Problem requirements: Pictures are excluded. Copy exactly, and only, the lines from the one containing "Clone this chart in Apache ECharts." through the one containing "const NAVY = '#000080';", both ends included.

Task material:
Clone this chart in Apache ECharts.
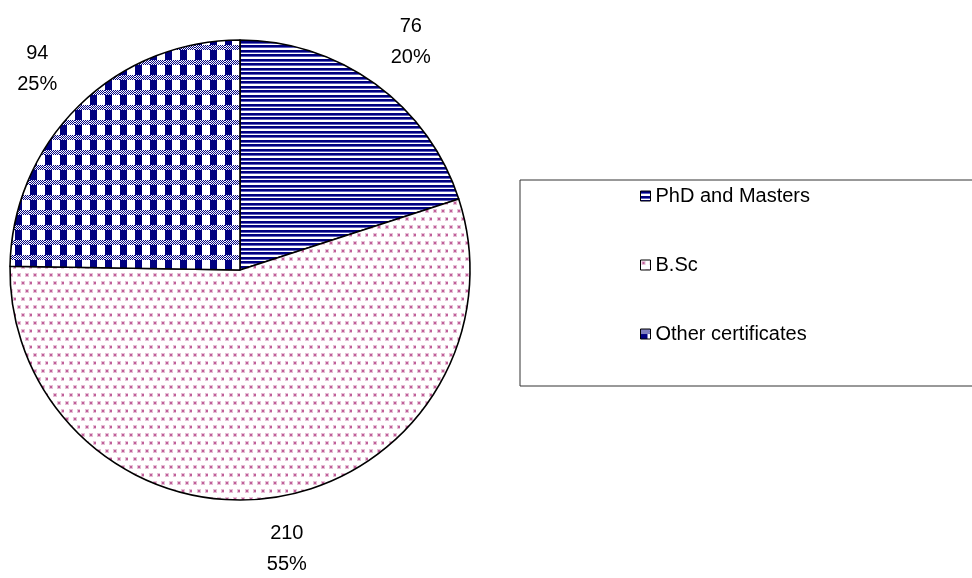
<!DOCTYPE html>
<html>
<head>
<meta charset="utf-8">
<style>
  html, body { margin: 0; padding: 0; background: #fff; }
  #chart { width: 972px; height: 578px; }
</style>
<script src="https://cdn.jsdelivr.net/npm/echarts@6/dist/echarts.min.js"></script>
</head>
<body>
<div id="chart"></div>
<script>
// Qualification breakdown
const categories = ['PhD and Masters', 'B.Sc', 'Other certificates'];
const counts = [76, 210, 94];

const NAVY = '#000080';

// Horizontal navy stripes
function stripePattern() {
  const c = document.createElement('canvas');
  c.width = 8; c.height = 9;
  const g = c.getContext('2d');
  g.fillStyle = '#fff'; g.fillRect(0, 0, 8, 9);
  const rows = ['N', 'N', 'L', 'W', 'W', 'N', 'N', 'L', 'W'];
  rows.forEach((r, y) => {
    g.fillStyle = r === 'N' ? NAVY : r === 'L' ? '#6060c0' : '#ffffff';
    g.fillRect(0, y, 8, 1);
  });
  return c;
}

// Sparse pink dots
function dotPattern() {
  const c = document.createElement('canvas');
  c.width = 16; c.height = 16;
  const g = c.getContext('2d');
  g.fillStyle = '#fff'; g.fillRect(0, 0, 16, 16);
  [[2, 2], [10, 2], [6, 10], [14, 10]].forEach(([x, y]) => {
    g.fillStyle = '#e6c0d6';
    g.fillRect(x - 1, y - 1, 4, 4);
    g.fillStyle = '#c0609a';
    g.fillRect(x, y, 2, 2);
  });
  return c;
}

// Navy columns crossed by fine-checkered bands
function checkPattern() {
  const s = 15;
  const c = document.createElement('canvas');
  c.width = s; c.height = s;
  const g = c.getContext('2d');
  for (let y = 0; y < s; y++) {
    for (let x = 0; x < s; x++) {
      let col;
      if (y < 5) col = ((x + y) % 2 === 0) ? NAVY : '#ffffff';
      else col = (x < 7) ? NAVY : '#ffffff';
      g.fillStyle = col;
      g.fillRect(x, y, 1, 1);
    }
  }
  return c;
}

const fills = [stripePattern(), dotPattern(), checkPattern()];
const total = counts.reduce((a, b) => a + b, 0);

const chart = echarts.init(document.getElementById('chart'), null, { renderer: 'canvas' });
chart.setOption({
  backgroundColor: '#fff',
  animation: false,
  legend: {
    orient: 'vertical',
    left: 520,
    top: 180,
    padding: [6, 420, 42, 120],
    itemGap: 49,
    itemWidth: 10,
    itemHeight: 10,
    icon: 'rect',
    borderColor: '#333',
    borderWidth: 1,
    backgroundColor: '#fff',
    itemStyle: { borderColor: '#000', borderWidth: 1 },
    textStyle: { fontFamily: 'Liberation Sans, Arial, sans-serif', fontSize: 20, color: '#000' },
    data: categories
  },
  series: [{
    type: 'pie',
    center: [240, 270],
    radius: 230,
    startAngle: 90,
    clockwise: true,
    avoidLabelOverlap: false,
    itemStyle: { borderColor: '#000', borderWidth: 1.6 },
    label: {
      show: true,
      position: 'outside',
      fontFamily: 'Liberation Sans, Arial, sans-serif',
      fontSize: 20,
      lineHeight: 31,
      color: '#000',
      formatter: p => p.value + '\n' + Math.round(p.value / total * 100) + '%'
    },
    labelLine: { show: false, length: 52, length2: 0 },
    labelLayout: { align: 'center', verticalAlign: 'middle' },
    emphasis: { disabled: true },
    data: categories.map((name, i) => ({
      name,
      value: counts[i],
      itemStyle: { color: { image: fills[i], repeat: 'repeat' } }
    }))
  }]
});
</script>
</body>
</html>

...

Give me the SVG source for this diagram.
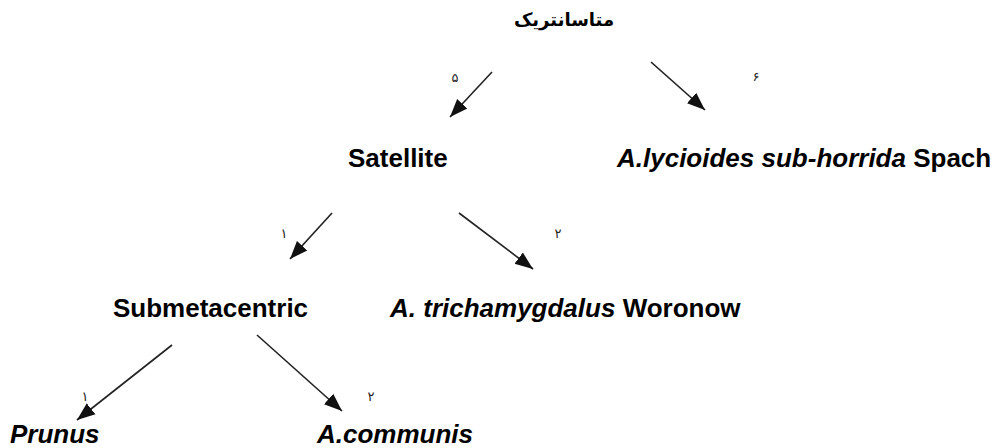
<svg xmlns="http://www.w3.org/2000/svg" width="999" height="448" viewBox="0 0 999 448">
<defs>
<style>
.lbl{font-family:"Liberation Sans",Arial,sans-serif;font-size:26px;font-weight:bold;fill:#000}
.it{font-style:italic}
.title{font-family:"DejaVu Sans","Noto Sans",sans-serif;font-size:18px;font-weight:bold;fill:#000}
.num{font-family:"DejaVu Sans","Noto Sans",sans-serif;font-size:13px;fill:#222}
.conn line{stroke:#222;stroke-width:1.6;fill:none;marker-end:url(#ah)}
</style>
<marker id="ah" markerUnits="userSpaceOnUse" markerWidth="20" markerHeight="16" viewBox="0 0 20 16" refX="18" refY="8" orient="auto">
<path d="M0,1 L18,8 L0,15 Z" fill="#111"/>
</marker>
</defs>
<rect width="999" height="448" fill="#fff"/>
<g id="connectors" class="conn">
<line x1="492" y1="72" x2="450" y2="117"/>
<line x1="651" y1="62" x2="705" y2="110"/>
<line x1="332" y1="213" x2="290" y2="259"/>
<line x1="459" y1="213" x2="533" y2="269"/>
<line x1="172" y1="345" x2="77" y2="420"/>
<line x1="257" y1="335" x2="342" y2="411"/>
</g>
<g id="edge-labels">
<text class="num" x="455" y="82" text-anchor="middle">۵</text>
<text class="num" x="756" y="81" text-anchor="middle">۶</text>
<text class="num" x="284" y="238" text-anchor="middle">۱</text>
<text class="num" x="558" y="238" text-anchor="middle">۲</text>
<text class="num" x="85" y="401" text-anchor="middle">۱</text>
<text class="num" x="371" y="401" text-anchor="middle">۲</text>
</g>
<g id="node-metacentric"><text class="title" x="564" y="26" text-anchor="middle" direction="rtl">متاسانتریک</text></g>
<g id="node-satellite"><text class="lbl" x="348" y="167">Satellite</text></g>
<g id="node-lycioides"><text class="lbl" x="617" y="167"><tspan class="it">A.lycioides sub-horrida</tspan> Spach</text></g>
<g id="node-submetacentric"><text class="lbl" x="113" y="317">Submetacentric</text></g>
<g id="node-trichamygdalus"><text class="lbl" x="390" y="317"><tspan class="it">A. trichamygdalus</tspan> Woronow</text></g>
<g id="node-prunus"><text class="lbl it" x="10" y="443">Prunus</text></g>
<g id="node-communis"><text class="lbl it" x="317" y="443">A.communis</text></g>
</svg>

Answer to this problem:
Clone this chart in Apache ECharts.
<!DOCTYPE html>
<html>
<head>
<meta charset="utf-8">
<style>
  html, body { margin: 0; padding: 0; background: #fff; }
  #chart { width: 972px; height: 578px; }
</style>
<script src="https://cdn.jsdelivr.net/npm/echarts@6/dist/echarts.min.js"></script>
</head>
<body>
<div id="chart"></div>
<script>
// Qualification breakdown
const categories = ['PhD and Masters', 'B.Sc', 'Other certificates'];
const counts = [76, 210, 94];

const NAVY = '#000080';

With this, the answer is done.